Georgia GOP Lawmaker Used Legal Loophole to Help Molesting Priest Avoid Prison

Patheos blog

July 21, 2019

By Hemant Mehta

In 2012, Ohio preacher Jason Brothers stayed at the home of a family in Georgia when he was giving a guest sermon at North Mt. Zion Church of God in Hiawassee. When the family’s 14-year-old girl got up for a drink of water that night, Brothers, who was in a wheelchair due to his cerebral palsy, asked her for a hug… then raped her.

The girl only told her parents what happened after they caught her trying to end her own life.

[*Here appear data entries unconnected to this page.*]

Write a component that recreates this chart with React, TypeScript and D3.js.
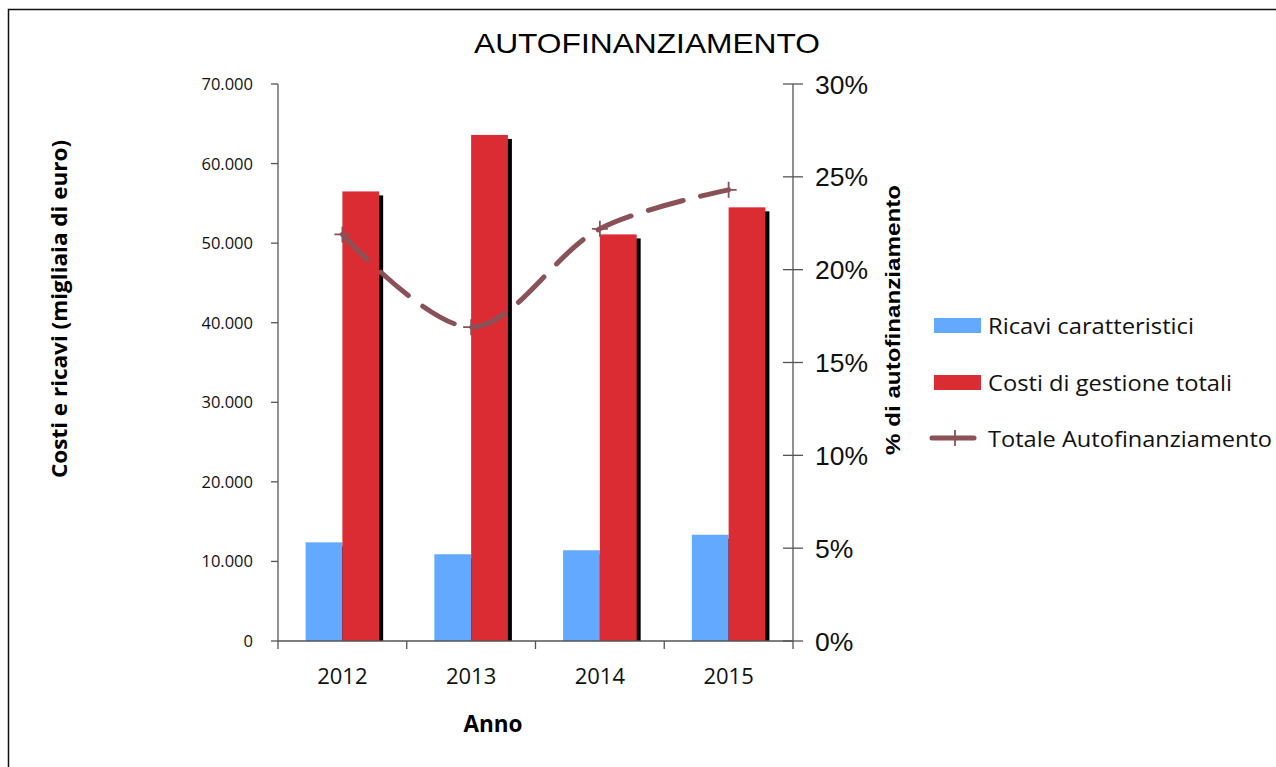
import React from "react";
import * as d3 from "d3";

const years = ["2012", "2013", "2014", "2015"];
const ricavi = [12400, 10900, 11400, 13350];
const costi = [56500, 63600, 51100, 54500];
const autofin = [0.219, 0.169, 0.222, 0.243];
const leftTicks = [0, 10000, 20000, 30000, 40000, 50000, 60000, 70000];
const rightTicks = [0, 0.05, 0.1, 0.15, 0.2, 0.25, 0.3];
const seriesNames = ["Ricavi caratteristici", "Costi di gestione totali", "Totale Autofinanziamento"];

const W = 1276;
const H = 767;
const X0 = 278;
const X1 = 793;
const Y0 = 641;
const Y1 = 84;

const BLUE = "#63A9FF";
const RED = "#DC2C33";
const LINE = "#8A5156";
const AXIS = "#555";

export default function App() {
  const x = d3.scaleBand<string>().domain(years).range([X0, X1]).paddingInner(0).paddingOuter(0);
  const sub = d3.scaleBand<string>().domain(["r", "c"]).range([0, x.bandwidth()]).paddingInner(0).paddingOuter(0.75);
  const yL = d3.scaleLinear().domain([0, 70000]).range([Y0, Y1]);
  const yR = d3.scaleLinear().domain([0, 0.3]).range([Y0, Y1]);
  const fmt = (v: number) => (v === 0 ? "0" : d3.format(",")(v).replace(/,/g, "."));
  const pts: [number, number][] = years.map((yr, i) => [x(yr)! + x.bandwidth() / 2, yR(autofin[i])]);
  const line = d3.line().curve(d3.curveCatmullRom.alpha(0.5))(pts) || "";
  const bw = sub.bandwidth();

  const series = [
    { key: "r", vals: ricavi, color: BLUE },
    { key: "c", vals: costi, color: RED },
  ];

  const plus = (cx: number, cy: number, s: number, k: string) => (
    <path key={k} d={`M${cx - s},${cy}H${cx + s}M${cx},${cy - s}V${cy + s}`} stroke={LINE} strokeWidth={1.8} fill="none" />
  );

  const legendW = [206, 244, 284];

  return (
    <svg width={W} height={H} style={{ position: "absolute", left: 0, top: 0, background: "#fff" }}>
      <path d={`M8.5,${H}V9.5H${W}`} stroke="#111" strokeWidth={1.5} fill="none" />
      <text x={647} y={53} textAnchor="middle" fontFamily="Liberation Sans, Arial, sans-serif" fontSize={28.5} textLength={346} lengthAdjust="spacingAndGlyphs" fill="#000">
        AUTOFINANZIAMENTO
      </text>

      {/* bars */}
      {series.map((s) => (
        <g key={s.key}>
          {years.map((yr, i) => {
            const bx = x(yr)! + sub(s.key)!;
            const by = yL(s.vals[i]);
            return (
              <g key={yr}>
                <rect x={bx + 4} y={by + 4} width={bw} height={Y0 - by - 4} fill="#000" />
                <rect x={bx} y={by} width={bw} height={Y0 - by} fill={s.color} />
              </g>
            );
          })}
        </g>
      ))}

      {/* left axis */}
      <line x1={X0} x2={X0} y1={Y1} y2={Y0} stroke={AXIS} strokeWidth={1.3} />
      {leftTicks.map((t) => (
        <g key={t}>
          <line x1={X0 - 7} x2={X0} y1={yL(t)} y2={yL(t)} stroke={AXIS} strokeWidth={1.3} />
          <text x={253} y={yL(t) + 6} textAnchor="end" fontFamily="Open Sans, sans-serif" fontSize={16.5} fill="#111">
            {fmt(t)}
          </text>
        </g>
      ))}

      {/* right axis */}
      <line x1={X1} x2={X1} y1={Y1} y2={Y0} stroke={AXIS} strokeWidth={1.3} />
      {rightTicks.map((t) => (
        <g key={t}>
          <line x1={X1 - 10} x2={X1 + 10} y1={yR(t)} y2={yR(t)} stroke={AXIS} strokeWidth={1.3} />
          <text x={815} y={yR(t) + 9.5} fontFamily="Liberation Sans, Arial, sans-serif" fontSize={26.5} fill="#111">
            {d3.format(".0%")(t)}
          </text>
        </g>
      ))}

      {/* bottom axis */}
      <line x1={X0} x2={X1} y1={Y0} y2={Y0} stroke={AXIS} strokeWidth={1.3} />
      {[...years.map((yr) => x(yr)!), X1].map((tx, i) => (
        <line key={i} x1={tx} x2={tx} y1={Y0} y2={Y0 + 8} stroke={AXIS} strokeWidth={1.3} />
      ))}
      {years.map((yr) => (
        <text key={yr} x={x(yr)! + x.bandwidth() / 2} y={684} textAnchor="middle" fontFamily="Open Sans, sans-serif" fontSize={22} fill="#111">
          {yr}
        </text>
      ))}

      {/* line series */}
      <path d={line} stroke={LINE} strokeWidth={5} fill="none" strokeDasharray="36 18" strokeLinecap="round" />
      {pts.map((p, i) => plus(p[0], p[1], 8, "m" + i))}

      {/* axis titles */}
      <text x={493} y={732} textAnchor="middle" fontFamily="Open Sans, sans-serif" fontWeight="bold" fontSize={22.5} fill="#000">
        Anno
      </text>
      <text transform="translate(67,309) rotate(-90)" textAnchor="middle" fontFamily="Open Sans, sans-serif" fontWeight="bold" fontSize={21} textLength={338} lengthAdjust="spacingAndGlyphs" fill="#000">
        Costi e ricavi (migliaia di euro)
      </text>
      <text transform="translate(900,320) rotate(-90)" textAnchor="middle" fontFamily="Liberation Sans, Arial, sans-serif" fontWeight="bold" fontSize={21} textLength={270} lengthAdjust="spacingAndGlyphs" fill="#000">
        % di autofinanziamento
      </text>

      {/* legend */}
      <rect x={934} y={318} width={47} height={15} fill={BLUE} />
      <text x={988} y={334} fontFamily="Open Sans, sans-serif" fontSize={21.5} textLength={legendW[0]} lengthAdjust="spacingAndGlyphs" fill="#111">{seriesNames[0]}</text>
      <rect x={934} y={375} width={47} height={15} fill={RED} />
      <text x={988} y={391} fontFamily="Open Sans, sans-serif" fontSize={21.5} textLength={legendW[1]} lengthAdjust="spacingAndGlyphs" fill="#111">{seriesNames[1]}</text>
      <line x1={932} x2={974} y1={438} y2={438} stroke={LINE} strokeWidth={5} strokeLinecap="round" />
      {plus(955, 438, 8, "leg")}
      <text x={988} y={447} fontFamily="Open Sans, sans-serif" fontSize={21.5} textLength={legendW[2]} lengthAdjust="spacingAndGlyphs" fill="#111">{seriesNames[2]}</text>
    </svg>
  );
}
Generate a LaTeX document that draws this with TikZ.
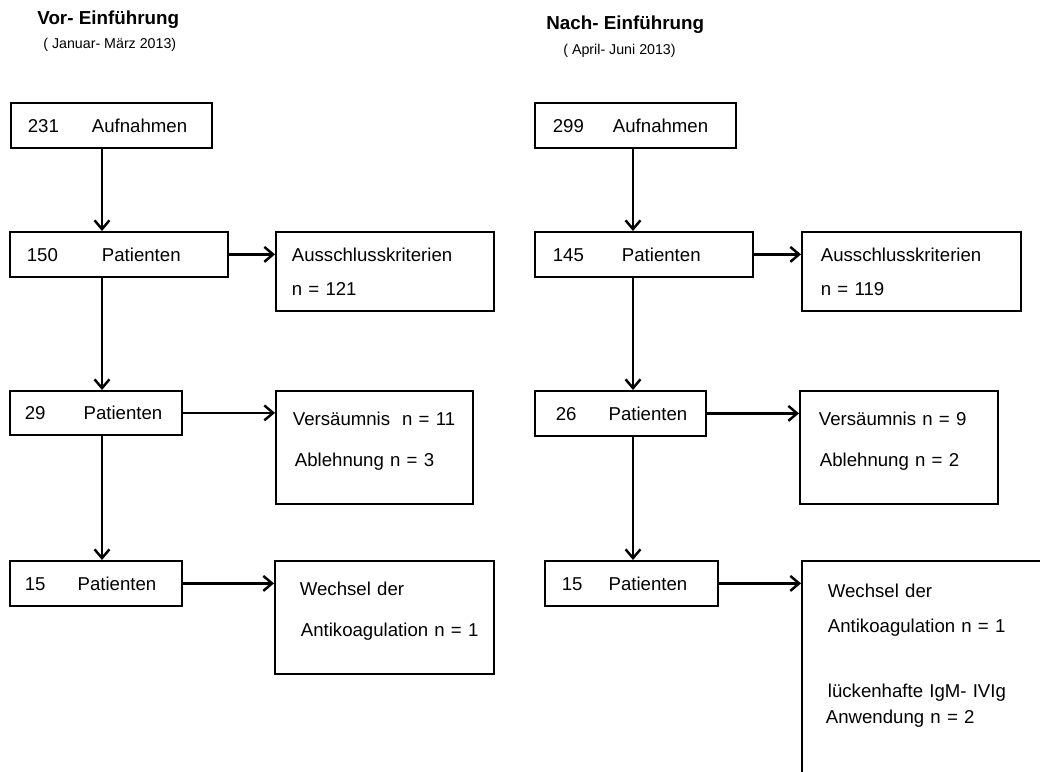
\documentclass[tikz,border=0pt]{standalone}
\usepackage{fontspec}
\setmainfont{Liberation Sans}
\usetikzlibrary{arrows.meta}
\newlength{\pxu}
\setlength{\pxu}{0.02cm}

\begin{document}
\begin{tikzpicture}[x=0.02cm,y=-0.02cm,
  box/.style={draw, line width=1pt, anchor=north west, inner xsep=0pt, inner ysep=0pt, align=left, font=\fontsize{10.6pt}{12.7pt}\selectfont},
  arr/.style={line width=1.4pt, -{Straight Barb[length=5pt,width=8.5pt]}},
  titel/.style={anchor=base west, inner sep=0pt, font=\fontsize{10.7pt}{12pt}\selectfont\bfseries},
  zeit/.style={anchor=base west, inner sep=0pt, font=\fontsize{8.1pt}{10pt}\selectfont}]
\useasboundingbox (0,0) rectangle (1040,771);
\clip (0,0) rectangle (1040,771);
\coordinate (colL) at (102,0);
\coordinate (colR) at (633,0);

% Ueberschriften
\node[titel] (vor) at (37,24) {Vor- Einführung};
\node[zeit] (vorzeit) at (43,48.5) {( Januar- März 2013)};
\node[titel] (nach) at (546,29) {Nach- Einführung};
\node[zeit] (nachzeit) at (563,54) {( April- Juni 2013)};

% vor Einfuehrung
\node[box, text width=201*\pxu, minimum height=45*\pxu] (a1) at (10,102) {\hspace*{17\pxu}231\hspace{33\pxu}Aufnahmen};
\node[box, text width=218*\pxu, minimum height=45*\pxu] (p1) at (9,231) {\hspace*{17\pxu}150\hspace{44\pxu}Patienten};
\node[box, text width=218*\pxu, minimum height=79*\pxu] (ex1) at (275,231) {\hspace*{16\pxu}Ausschlusskriterien\\[11.7\pxu]\hspace*{16\pxu}n = 121};
\node[box, text width=172*\pxu, minimum height=44*\pxu] (p2) at (9,390) {\hspace*{15\pxu}29\hspace{38\pxu}Patienten};
\node[box, text width=197*\pxu, minimum height=113*\pxu] (v1) at (275,390) {\hspace*{17\pxu}Versäumnis\hspace{12\pxu}n = 11\\[18.7\pxu]\hspace*{19\pxu}Ablehnung n = 3\rule[-16\pxu]{0pt}{16\pxu}};
\node[box, text width=172*\pxu, minimum height=45*\pxu] (p3) at (9,560) {\hspace*{15\pxu}15\hspace{32\pxu}Patienten};
\node[box, text width=219*\pxu, minimum height=113*\pxu] (w1) at (274,560) {\hspace*{25\pxu}Wechsel der\\[18.7\pxu]\hspace*{26\pxu}Antikoagulation n = 1\rule[-16\pxu]{0pt}{16\pxu}};

\draw[arr] (a1.south -| colL) -- (p1.north -| colL);
\draw[arr] (p1.south -| colL) -- (p2.north -| colL);
\draw[arr] (p2.south -| colL) -- (p3.north -| colL);
\draw[arr] (p1.east) -- (ex1.west |- p1.east);
\draw[arr] (p2.east) -- (v1.west |- p2.east);
\draw[arr] (p3.east) -- (w1.west |- p3.east);

% nach Einfuehrung
\node[box, text width=201*\pxu, minimum height=45*\pxu] (a2) at (534,102) {\hspace*{18\pxu}299\hspace{29\pxu}Aufnahmen};
\node[box, text width=218*\pxu, minimum height=45*\pxu] (p4) at (534,231) {\hspace*{18\pxu}145\hspace{38\pxu}Patienten};
\node[box, text width=219*\pxu, minimum height=79*\pxu] (ex2) at (801,231) {\hspace*{19\pxu}Ausschlusskriterien\\[11.7\pxu]\hspace*{19\pxu}n = 119};
\node[box, text width=171*\pxu, minimum height=45*\pxu] (p5) at (534,390) {\hspace*{21\pxu}26\hspace{32\pxu}Patienten};
\node[box, text width=198*\pxu, minimum height=113*\pxu] (v2) at (799,390) {\hspace*{19\pxu}Versäumnis n = 9\\[18.7\pxu]\hspace*{20\pxu}Ablehnung n = 2\rule[-16\pxu]{0pt}{16\pxu}};
\node[box, text width=173*\pxu, minimum height=45*\pxu] (p6) at (544,560) {\hspace*{17\pxu}15\hspace{26\pxu}Patienten};
\node[box, text width=260*\pxu, minimum height=260*\pxu] (w2) at (801,560) {\hspace*{26\pxu}Wechsel der\\[12.7\pxu]\hspace*{26\pxu}Antikoagulation n = 1\\[42.7\pxu]\hspace*{26\pxu}lückenhafte IgM- IVIg\\[3.7\pxu]\hspace*{24\pxu}Anwendung n = 2\rule[-74\pxu]{0pt}{74\pxu}};

\draw[arr] (a2.south -| colR) -- (p4.north -| colR);
\draw[arr] (p4.south -| colR) -- (p5.north -| colR);
\draw[arr] (p5.south -| colR) -- (p6.north -| colR);
\draw[arr] (p4.east) -- (ex2.west |- p4.east);
\draw[arr] (p5.east) -- (v2.west |- p5.east);
\draw[arr] (p6.east) -- (w2.west |- p6.east);
\end{tikzpicture}
\end{document}
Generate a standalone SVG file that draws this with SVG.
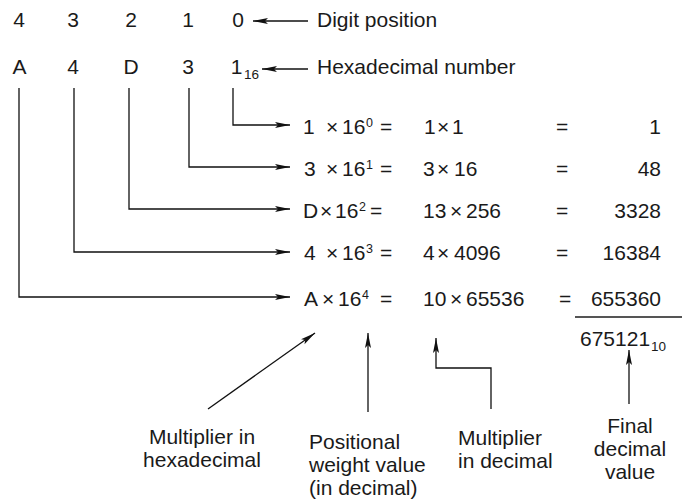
<svg xmlns="http://www.w3.org/2000/svg" width="690" height="501" viewBox="0 0 690 501">
  <defs>
    <marker id="arrow" viewBox="-16 -4 17 8" refX="0" refY="0" markerWidth="17" markerHeight="8" markerUnits="userSpaceOnUse" orient="auto">
      <path d="M0,0 L-15,-3 L-12,0 L-15,3 Z" fill="#111"/>
    </marker>
    <style>
      text { font-family: "Liberation Sans", Arial, Helvetica, sans-serif; font-size: 21px; fill: #1a1a1a; }
      .mid { text-anchor: middle; }
      .end { text-anchor: end; }
      .sup { font-size: 12.5px; }
      .sub { font-size: 13.5px; }
      .wire { fill: none; stroke: #222; stroke-width: 1.4; }
      .arr { fill: none; stroke: #111; stroke-width: 1.3; marker-end: url(#arrow); }
      .rule { stroke: #555; stroke-width: 1.8; }
    </style>
  </defs>

  <rect width="690" height="501" fill="#fff"/>

  <!-- digit positions -->
  <g id="positions">
    <text class="mid" x="19" y="27">4</text>
    <text class="mid" x="73" y="27">3</text>
    <text class="mid" x="131" y="27">2</text>
    <text class="mid" x="188" y="27">1</text>
    <text class="mid" x="238" y="27">0</text>
    <text x="317" y="27">Digit position</text>
  </g>

  <!-- hexadecimal number -->
  <g id="hexnumber">
    <text class="mid" x="19.5" y="74">A</text>
    <text class="mid" x="73" y="74">4</text>
    <text class="mid" x="131" y="74">D</text>
    <text class="mid" x="188" y="74">3</text>
    <text class="mid" x="236.5" y="74">1</text>
    <text class="sub" x="244" y="79">16</text>
    <text x="317" y="74">Hexadecimal number</text>
  </g>

  <!-- term rows -->
  <g id="row0">
    <text x="303" y="134">1</text>
    <text x="326" y="134">×</text>
    <text x="342" y="134">16</text>
    <text class="sup" x="366" y="127">0</text>
    <text x="380" y="134">=</text>
    <text x="424" y="134">1</text>
    <text x="437" y="134">×</text>
    <text x="452" y="134">1</text>
    <text x="556" y="134">=</text>
    <text class="end" x="661" y="134">1</text>
  </g>
  <g id="row1">
    <text x="304" y="176">3</text>
    <text x="326" y="176">×</text>
    <text x="342" y="176">16</text>
    <text class="sup" x="366" y="169">1</text>
    <text x="380" y="176">=</text>
    <text x="423" y="176">3</text>
    <text x="437" y="176">×</text>
    <text x="454" y="176">16</text>
    <text x="556" y="176">=</text>
    <text class="end" x="661" y="176">48</text>
  </g>
  <g id="row2">
    <text x="303" y="218">D</text>
    <text x="320" y="218">×</text>
    <text x="335" y="218">16</text>
    <text class="sup" x="359" y="211">2</text>
    <text x="370" y="218">=</text>
    <text x="423" y="218">13</text>
    <text x="450" y="218">×</text>
    <text x="466" y="218">256</text>
    <text x="556" y="218">=</text>
    <text class="end" x="661" y="218">3328</text>
  </g>
  <g id="row3">
    <text x="304" y="260">4</text>
    <text x="326" y="260">×</text>
    <text x="342" y="260">16</text>
    <text class="sup" x="366" y="253">3</text>
    <text x="380" y="260">=</text>
    <text x="423" y="260">4</text>
    <text x="437" y="260">×</text>
    <text x="454" y="260">4096</text>
    <text x="556" y="260">=</text>
    <text class="end" x="661" y="260">16384</text>
  </g>
  <g id="row4">
    <text x="304" y="306">A</text>
    <text x="322" y="306">×</text>
    <text x="338" y="306">16</text>
    <text class="sup" x="362" y="299">4</text>
    <text x="380" y="306">=</text>
    <text x="423" y="306">10</text>
    <text x="450" y="306">×</text>
    <text x="466" y="306">65536</text>
    <text x="559" y="306">=</text>
    <text class="end" x="661" y="306">655360</text>
  </g>

  <!-- sum -->
  <g id="total">
    <line class="rule" x1="575" y1="317" x2="682" y2="317"/>
    <text x="580" y="346">675121</text>
    <text class="sub" x="651" y="351">10</text>
  </g>

  <!-- annotations -->
  <g id="label-hex-multiplier">
    <text class="mid" x="202" y="444">Multiplier in</text>
    <text class="mid" x="202" y="467">hexadecimal</text>
  </g>
  <g id="label-weight">
    <text x="309" y="449">Positional</text>
    <text x="309" y="472">weight value</text>
    <text x="309" y="495">(in decimal)</text>
  </g>
  <g id="label-dec-multiplier">
    <text x="458" y="445">Multiplier</text>
    <text x="458" y="468">in decimal</text>
  </g>
  <g id="label-final">
    <text class="mid" x="630" y="433">Final</text>
    <text class="mid" x="630" y="456">decimal</text>
    <text class="mid" x="630" y="479">value</text>
  </g>

  <!-- connectors -->
  <g id="connectors">
    <line class="arr" x1="308" y1="21" x2="253" y2="21"/>
    <line class="arr" x1="308" y1="69" x2="262" y2="69"/>

    <path class="wire arr" d="M233,88 V125 H290"/>
    <path class="wire arr" d="M189,88 V167 H290"/>
    <path class="wire arr" d="M129,88 V209 H290"/>
    <path class="wire arr" d="M74,88 V252 H290"/>
    <path class="wire arr" d="M19,88 V297 H290"/>

    <line class="arr" x1="208" y1="409" x2="315" y2="333"/>
    <line class="arr" x1="368" y1="412" x2="368" y2="333"/>
    <path class="arr" d="M491,409 V368 H436 V338"/>
    <line class="arr" x1="629" y1="404" x2="629" y2="350"/>
  </g>
</svg>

This week, Jason Brothers was sentenced for his crime. The punishment involves no prison time, going back home to Ohio, and remaining on probation for another four years. In other words, nothing of any consequence even though he admitted to two counts of felony sexual battery on a minor.

The reason for that has everything to do with his attorney: Republican House Speaker David Ralston.

According to the Atlanta Journal-Constitution, Ralston took advantage of a legal loophole that allowed him to delay the trial as many times as he wanted as long as he said he was on state business.

Ralston did that at least eight times, dragging the case on for more than six years.

By the time a jury finally heard the victim’s story, she was a 21-year-old woman trying to recount a traumatic incident that happened several years earlier. Her memory wasn’t perfect. Same could be said of the other witnesses. The testimony would’ve been far more powerful if she was, say 15 or 16.